Hybrid-Functional and Quasi-Particle Calculations of Band Structures of Mg2Si, Mg2Ge, and Mg2Sn

We perform hybrid functional and quasi-particle band structure calculations with spin-orbit interaction to investigate the band structures of Mg 2 Si, Mg 2 Ge, and Mg 2 Sn. For all Mg 2 X materials, where X = Si, Ge, and Sn, the characteristics of band edge states, i.e. , band and valley degeneracies, and orbital characters, are found to be conserved, independent of the computational schemes such as density functional generalized gradient approximation, hybrid functionals, or quasi-particle calculations. However, the magnitude of the calculated band gap varies significantly with the computational schemes. Within density-functional calculations, the one-particle band gaps of Mg 2 Si, Mg 2 Ge, and Mg 2 Sn are 0.191, 0.090, and −0.346 eV, respectively, and thus severely underestimated compared to the experimental gaps, due to the band gap error in the density functional theory and the significant relativistic effect on the low-energy band structures.
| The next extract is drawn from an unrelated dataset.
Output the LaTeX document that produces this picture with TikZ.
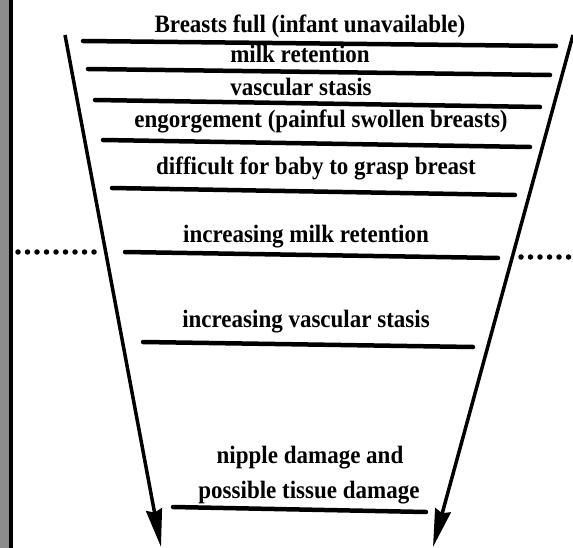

By employing hybrid-functional calculations with a 35% fraction of the exact Hartree-Fock exchange energy (HSE-35%), we overcame the negative band gap issue in Mg 2 Sn. Finally, in quasi-particle calculations on top of the HSE-35% Hamiltonians, we obtained band gaps of 0.835, 0.759, and 0.244 eV for Mg 2 Si, Mg 2 Ge, and Mg 2 Sn, respectively, consistent with the experimental band gaps of 0.77, 0.74, and 0.36 eV, respectively.